# Overclocking problems :(



## Mathcalv (Apr 13, 2008)

Hi 

I am trying to overclock my E2200 to 3.3GHz and hopefully maybe 3.6GHz.
My system specs are;
Asus P5N-E SLi MB
Intel Dual Core E2200 2.2Ghz
2gig OCZ 6400 Platinum 800MHz 
Nvidia 7800 GTX
Corsair TX650w with 52amps on 12v rail

I have overclocked the Cpu to 3.025GHz by increasing the voltage to 1.3375 from 1.325 and putting on +100mV on the core.

Which is not much so i should really go a lot more as i have seen people get this to 3.6Ghz.

I am wondering if i need to increase the NB voltage or is it my ramm holding me back??

I am new to overclocking so i don't know alot about it.

Any help will be greatly appreciated.

Many thanks
Matthew


----------



## 1 g0t 0wn3d (Jan 31, 2007)

up the core voltage alittle more like to 1.4

(the max voltage this chip will take is 1.5)
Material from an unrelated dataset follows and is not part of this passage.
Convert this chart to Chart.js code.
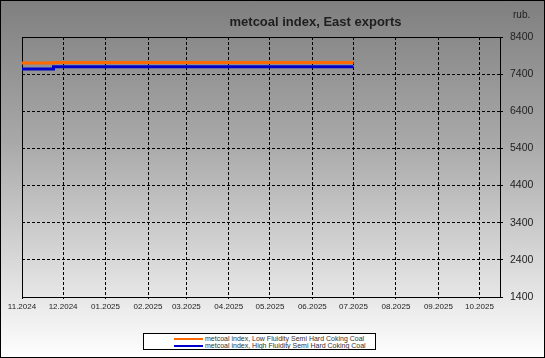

Also what is your load temps?


----------



## Mathcalv (Apr 13, 2008)

1 g0t 0wn3d said:


> up the core voltage alittle more like to 1.4
> 
> (the max voltage this chip will take is 1.5)
> 
> ...


I put it at 1.4v forgot to mention sorry 

And it still wouldn't boot i am wondering if i need to up voltage on ramm or NB to get it going more.

Temp loads at 3GHz is 40c after 30min on orthos.


----------



## 1 g0t 0wn3d (Jan 31, 2007)

what ram do you have and what is our fsb atm, (also is your ram in dual channel)


----------



## Mathcalv (Apr 13, 2008)

1 g0t 0wn3d said:


> what ram do you have and what is our fsb atm, (also is your ram in dual channel)


My ramm is OCZ 6400 800MHz 4-4-4-15 2T 2.1v ramm
I think it is one piece is in each black slot leaving the yellow ones clear.

http://public.fotki.com/Mathcalv/pc/

thats a picture of where the ramm is situated.


----------



## 1 g0t 0wn3d (Jan 31, 2007)

put them both in the yellow and change the timeings to the 5's


----------